→ DIRECTIONS FOR THIS TASK
Only the lines from the one holding "What Apache ECharts" to the end of the data should be echoed, exactly as they appear, minus the pictures.

########

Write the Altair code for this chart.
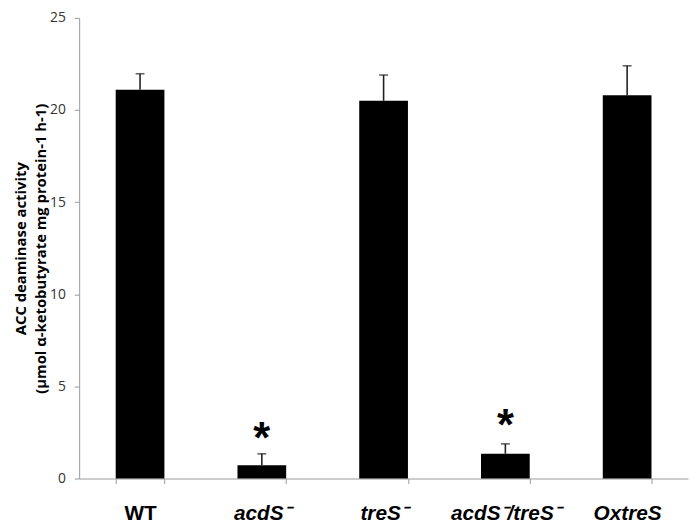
import altair as alt
import pandas as pd

categories = ["WT", "acdS⁻", "treS⁻", "acdS⁻/treS⁻", "OxtreS"]
values = [21.1, 0.72, 20.5, 1.34, 20.8]
errors = [0.87, 0.62, 1.4, 0.54, 1.6]
star_cats = ["acdS⁻", "acdS⁻/treS⁻"]
star_pos = [2.6, 3.3]

df = pd.DataFrame({"cat": categories, "val": values, "err": errors})
df["top"] = df["val"] + df["err"]
sdf = pd.DataFrame({"cat": star_cats, "y": star_pos, "t": ["*", "*"]})

xenc = alt.X("cat:N", sort=categories, title=None,
             scale=alt.Scale(paddingInner=0.6, paddingOuter=0.3),
             axis=alt.Axis(labelAngle=0, labelFontSize=21, labelFontWeight="bold",
                           labelFont="Liberation Sans", labelColor="#000",
                           labelFontStyle={"expr": "datum.value == 'WT' ? 'normal' : 'italic'"},
                           labelBaseline="alphabetic", labelPadding=36,
                           tickBand="extent", tickSize=5,
                           tickColor="#999", domainColor="#999", grid=False))
yscale = alt.Scale(domain=[0, 25], nice=False)
yaxis = alt.Axis(values=[0, 5, 10, 15, 20, 25], labelFontSize=14, labelColor="#333",
                 labelFont="Open Sans", tickColor="#999", domainColor="#999",
                 tickSize=5, grid=False, labelPadding=9,
                 title=["ACC deaminase activity", "(µmol α-ketobutyrate mg protein-1 h-1)"],
                 titleFontSize=15, titleFontWeight="bold", titleFont="Open Sans",
                 titleColor="#000", titlePadding=1, titleLineHeight=20)

bars = alt.Chart(df).mark_bar(color="#000").encode(
    x=xenc, y=alt.Y("val:Q", scale=yscale, axis=yaxis))
rules = alt.Chart(df).mark_rule(color="#222", strokeWidth=1.6).encode(
    x=alt.X("cat:N", sort=categories), y="val:Q", y2="top:Q")
caps = alt.Chart(df).mark_tick(color="#222", thickness=1.6, size=9, orient="horizontal").encode(
    x=alt.X("cat:N", sort=categories), y="top:Q")
stars = alt.Chart(sdf).mark_text(fontSize=44, fontWeight="bold", font="Liberation Sans",
                                 baseline="middle", dy=10).encode(
    x=alt.X("cat:N", sort=categories), y="y:Q", text="t:N")

chart = alt.layer(bars, rules, caps, stars).properties(
    width=616, height=466,
    autosize=alt.AutoSizeParams(type="none"),
    padding={"left": 72, "top": 7, "right": 2, "bottom": 43},
).configure_view(stroke=None)

chart.save("out.html", embed_options={"renderer": "svg", "actions": False})
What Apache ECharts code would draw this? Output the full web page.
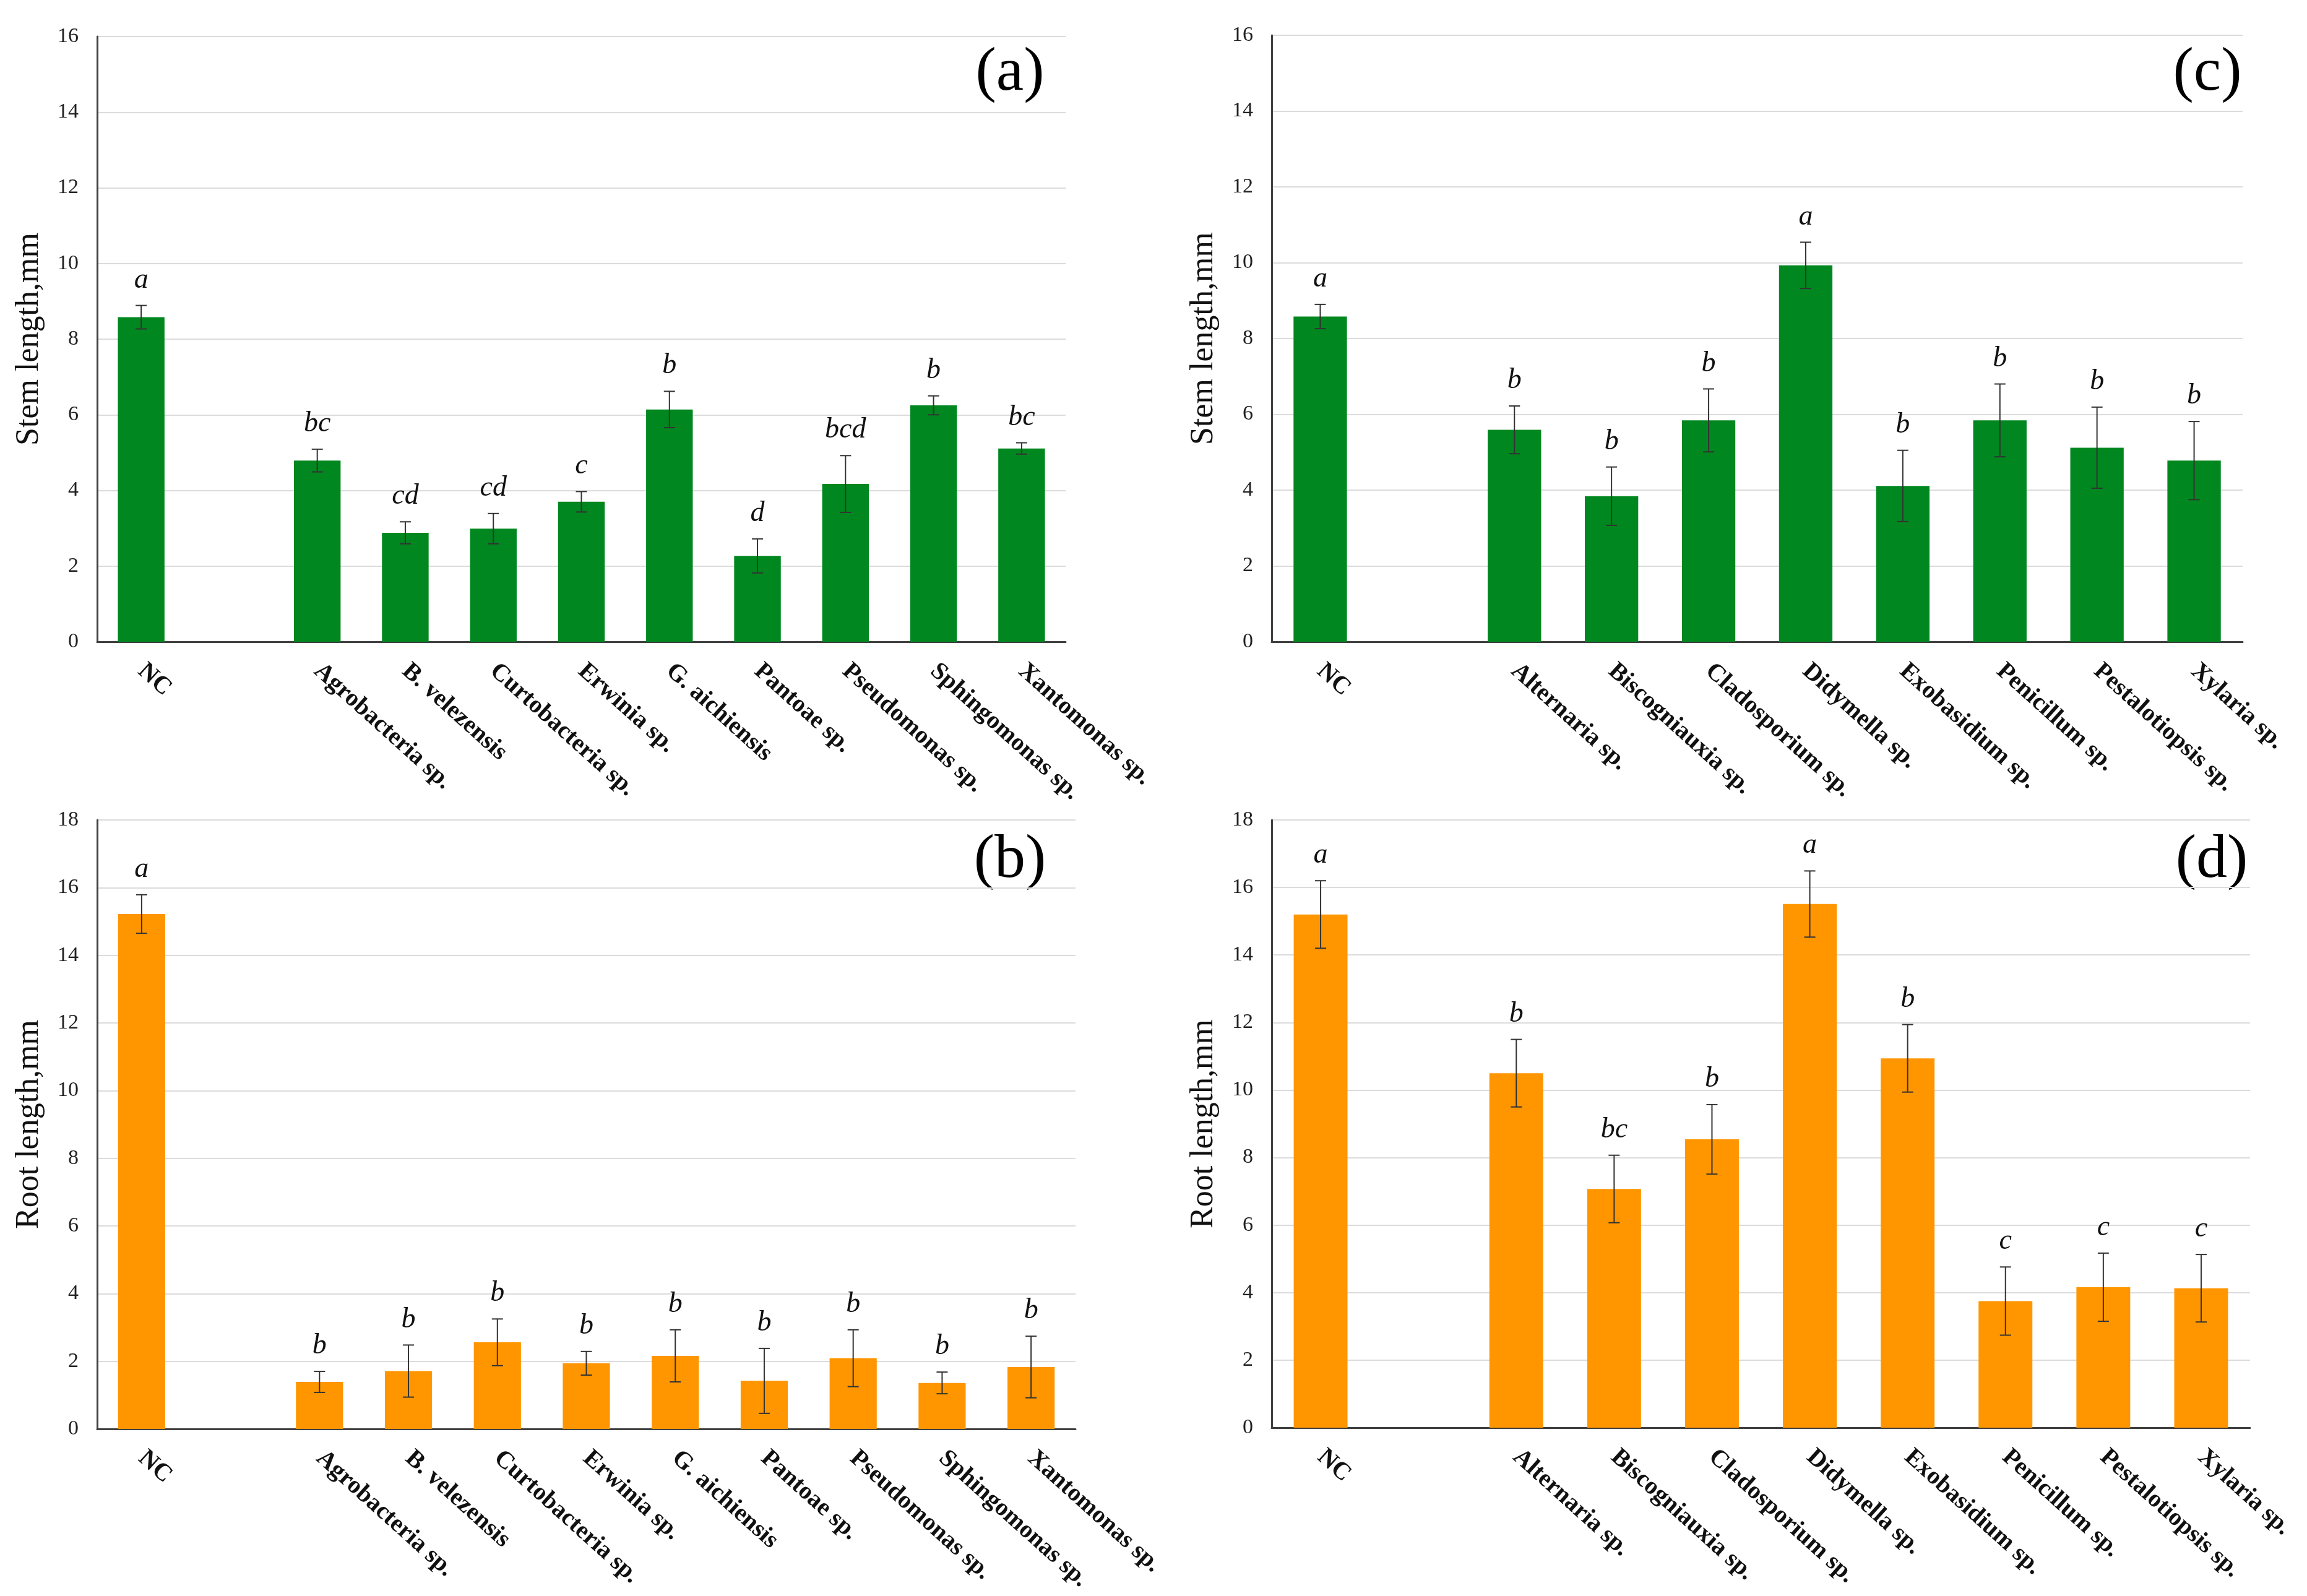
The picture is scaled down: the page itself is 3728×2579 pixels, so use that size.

########

→ EXPECTED ANSWER
What Apache ECharts code would draw this? Output the full web page.
The picture is scaled down: the page itself is 3728×2579 pixels, so use that size.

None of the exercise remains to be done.